En l'espèce, la recourante ne peut se prévaloir de sa bonne foi ; elle n'a du reste pas contesté l'amende administrative qui lui a été infligée. En imposant une remise en conformité six ans après l'exécution illicite des travaux, le département n'a commis ni excès ni abus de son pouvoir d'appréciation, si bien que ce grief sera écarté.
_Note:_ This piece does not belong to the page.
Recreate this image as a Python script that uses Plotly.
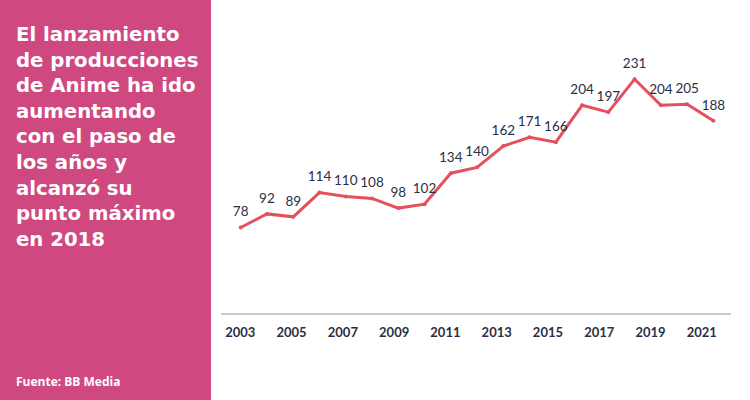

16. Mal fondé, le recours sera rejeté.

Un émolument de CHF 1'500.- sera mis à la charge de la recourante, qui succombe (art. 87 al. 1 LPA). Vu l'issue du litige, aucune indemnité de procédure ne lui sera allouée (art. 87 al. 2 LPA).

 

* * * * *

PAR CES MOTIFS
LA CHAMBRE ADMINISTRATIVE

à la forme :

déclare recevable le recours interjeté le 31 octobre 2011 par la Société immobilière X______ S.A. contre le jugement du Tribunal administratif de première instance du 27 septembre 2011 ;

au fond :

le rejette ;

met à la charge de la Société immobilière X______ S.A. un émolument de CHF 1'500.- ;

dit qu'il n'est pas alloué d'indemnité de procédure ;

dit que, conformément aux art. 82 ss de la loi fédérale sur le Tribunal fédéral du 17 juin 2005 (LTF - RS 173.110), le présent arrêt peut être porté dans les trente jours qui suivent sa notification par-devant le Tribunal fédéral, par la voie du recours en matière de droit public ; le mémoire de recours doit indiquer les conclusions, motifs et moyens de preuve et porter la signature du recourant ou de son mandataire ; il doit être adressé au Tribunal fédéral, 1000 Lausanne 14, par voie postale ou par voie électronique aux conditions de l’art. 42 LTF. Le présent arrêt et les pièces en possession du recourant, invoquées comme moyens de preuve, doivent être joints à l’envoi ;

communique le présent arrêt à Me Philippe Grumbach, avocat de la recourante, au département de l’urbanisme ainsi qu’au Tribunal administratif de première instance.

Siégeants : Mme Hurni, présidente, M. Thélin, Mme Junod, MM. Dumartheray et Verniory, juges.

Au nom de la chambre administrative :

la greffière-juriste :

 

 

J. Dentella Giauque

 

la présidente siégeant :

 

 

E. Hurni

 

 

Copie conforme de cet arrêt a été communiquée aux parties.